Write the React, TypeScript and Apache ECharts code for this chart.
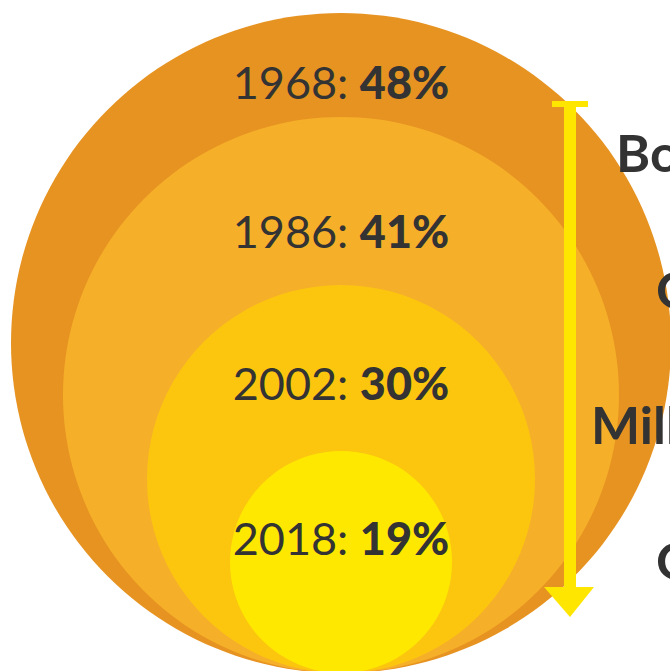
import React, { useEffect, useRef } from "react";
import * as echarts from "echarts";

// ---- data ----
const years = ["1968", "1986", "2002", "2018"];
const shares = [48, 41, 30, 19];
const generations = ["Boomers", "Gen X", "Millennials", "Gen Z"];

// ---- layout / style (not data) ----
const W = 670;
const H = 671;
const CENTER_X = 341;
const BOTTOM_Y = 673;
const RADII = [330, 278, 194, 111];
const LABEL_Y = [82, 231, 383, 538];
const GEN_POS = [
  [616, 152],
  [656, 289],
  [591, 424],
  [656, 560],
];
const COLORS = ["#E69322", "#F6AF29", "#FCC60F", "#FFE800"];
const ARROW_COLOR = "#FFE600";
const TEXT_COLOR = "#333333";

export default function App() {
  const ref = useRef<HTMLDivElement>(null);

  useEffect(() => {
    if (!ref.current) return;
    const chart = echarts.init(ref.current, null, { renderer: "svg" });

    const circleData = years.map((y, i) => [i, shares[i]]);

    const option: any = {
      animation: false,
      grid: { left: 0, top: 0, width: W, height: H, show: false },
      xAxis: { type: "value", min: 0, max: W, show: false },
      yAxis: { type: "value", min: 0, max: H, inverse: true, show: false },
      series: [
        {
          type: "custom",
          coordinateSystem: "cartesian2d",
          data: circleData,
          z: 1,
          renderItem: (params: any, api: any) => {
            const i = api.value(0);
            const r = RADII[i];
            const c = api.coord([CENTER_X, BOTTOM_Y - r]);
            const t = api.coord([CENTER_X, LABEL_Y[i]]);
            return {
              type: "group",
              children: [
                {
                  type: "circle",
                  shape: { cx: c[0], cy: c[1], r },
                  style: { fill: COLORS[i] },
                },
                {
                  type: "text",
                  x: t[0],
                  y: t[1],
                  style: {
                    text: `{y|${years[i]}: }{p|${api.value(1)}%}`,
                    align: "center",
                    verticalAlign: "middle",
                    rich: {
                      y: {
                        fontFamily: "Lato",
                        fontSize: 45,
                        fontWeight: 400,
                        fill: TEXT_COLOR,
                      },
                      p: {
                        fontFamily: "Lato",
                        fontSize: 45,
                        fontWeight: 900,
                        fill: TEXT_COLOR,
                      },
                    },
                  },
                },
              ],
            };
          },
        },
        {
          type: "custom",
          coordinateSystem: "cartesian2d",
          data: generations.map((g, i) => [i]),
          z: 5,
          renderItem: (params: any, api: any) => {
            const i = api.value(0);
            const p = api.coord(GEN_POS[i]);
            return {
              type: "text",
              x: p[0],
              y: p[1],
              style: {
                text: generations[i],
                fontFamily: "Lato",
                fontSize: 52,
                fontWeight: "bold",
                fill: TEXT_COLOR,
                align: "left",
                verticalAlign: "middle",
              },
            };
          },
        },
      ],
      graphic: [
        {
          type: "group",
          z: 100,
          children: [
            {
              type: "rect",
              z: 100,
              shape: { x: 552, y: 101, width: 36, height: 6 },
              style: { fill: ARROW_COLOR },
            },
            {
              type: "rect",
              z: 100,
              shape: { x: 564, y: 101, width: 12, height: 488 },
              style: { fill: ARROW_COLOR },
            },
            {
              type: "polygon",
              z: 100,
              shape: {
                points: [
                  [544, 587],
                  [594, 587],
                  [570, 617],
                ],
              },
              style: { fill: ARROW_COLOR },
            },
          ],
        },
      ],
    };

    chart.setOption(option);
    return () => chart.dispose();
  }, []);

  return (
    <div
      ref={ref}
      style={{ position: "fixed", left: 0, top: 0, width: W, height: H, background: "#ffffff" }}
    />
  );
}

#####

Set the pictures aside and transcribe the data above exactly.

◆ Result for this exercise ◆
Write the React, TypeScript and Apache ECharts code for this chart.
import React, { useEffect, useRef } from "react";
import * as echarts from "echarts";

// ---- data ----
const years = ["1968", "1986", "2002", "2018"];
const shares = [48, 41, 30, 19];
const generations = ["Boomers", "Gen X", "Millennials", "Gen Z"];

// ---- layout / style (not data) ----
const W = 670;
const H = 671;
const CENTER_X = 341;
const BOTTOM_Y = 673;
const RADII = [330, 278, 194, 111];
const LABEL_Y = [82, 231, 383, 538];
const GEN_POS = [
  [616, 152],
  [656, 289],
  [591, 424],
  [656, 560],
];
const COLORS = ["#E69322", "#F6AF29", "#FCC60F", "#FFE800"];
const ARROW_COLOR = "#FFE600";
const TEXT_COLOR = "#333333";

export default function App() {
  const ref = useRef<HTMLDivElement>(null);

  useEffect(() => {
    if (!ref.current) return;
    const chart = echarts.init(ref.current, null, { renderer: "svg" });

    const circleData = years.map((y, i) => [i, shares[i]]);

    const option: any = {
      animation: false,
      grid: { left: 0, top: 0, width: W, height: H, show: false },
      xAxis: { type: "value", min: 0, max: W, show: false },
      yAxis: { type: "value", min: 0, max: H, inverse: true, show: false },
      series: [
        {
          type: "custom",
          coordinateSystem: "cartesian2d",
          data: circleData,
          z: 1,
          renderItem: (params: any, api: any) => {
            const i = api.value(0);
            const r = RADII[i];
            const c = api.coord([CENTER_X, BOTTOM_Y - r]);
            const t = api.coord([CENTER_X, LABEL_Y[i]]);
            return {
              type: "group",
              children: [
                {
                  type: "circle",
                  shape: { cx: c[0], cy: c[1], r },
                  style: { fill: COLORS[i] },
                },
                {
                  type: "text",
                  x: t[0],
                  y: t[1],
                  style: {
                    text: `{y|${years[i]}: }{p|${api.value(1)}%}`,
                    align: "center",
                    verticalAlign: "middle",
                    rich: {
                      y: {
                        fontFamily: "Lato",
                        fontSize: 45,
                        fontWeight: 400,
                        fill: TEXT_COLOR,
                      },
                      p: {
                        fontFamily: "Lato",
                        fontSize: 45,
                        fontWeight: 900,
                        fill: TEXT_COLOR,
                      },
                    },
                  },
                },
              ],
            };
          },
        },
        {
          type: "custom",
          coordinateSystem: "cartesian2d",
          data: generations.map((g, i) => [i]),
          z: 5,
          renderItem: (params: any, api: any) => {
            const i = api.value(0);
            const p = api.coord(GEN_POS[i]);
            return {
              type: "text",
              x: p[0],
              y: p[1],
              style: {
                text: generations[i],
                fontFamily: "Lato",
                fontSize: 52,
                fontWeight: "bold",
                fill: TEXT_COLOR,
                align: "left",
                verticalAlign: "middle",
              },
            };
          },
        },
      ],
      graphic: [
        {
          type: "group",
          z: 100,
          children: [
            {
              type: "rect",
              z: 100,
              shape: { x: 552, y: 101, width: 36, height: 6 },
              style: { fill: ARROW_COLOR },
            },
            {
              type: "rect",
              z: 100,
              shape: { x: 564, y: 101, width: 12, height: 488 },
              style: { fill: ARROW_COLOR },
            },
            {
              type: "polygon",
              z: 100,
              shape: {
                points: [
                  [544, 587],
                  [594, 587],
                  [570, 617],
                ],
              },
              style: { fill: ARROW_COLOR },
            },
          ],
        },
      ],
    };

    chart.setOption(option);
    return () => chart.dispose();
  }, []);

  return (
    <div
      ref={ref}
      style={{ position: "fixed", left: 0, top: 0, width: W, height: H, background: "#ffffff" }}
    />
  );
}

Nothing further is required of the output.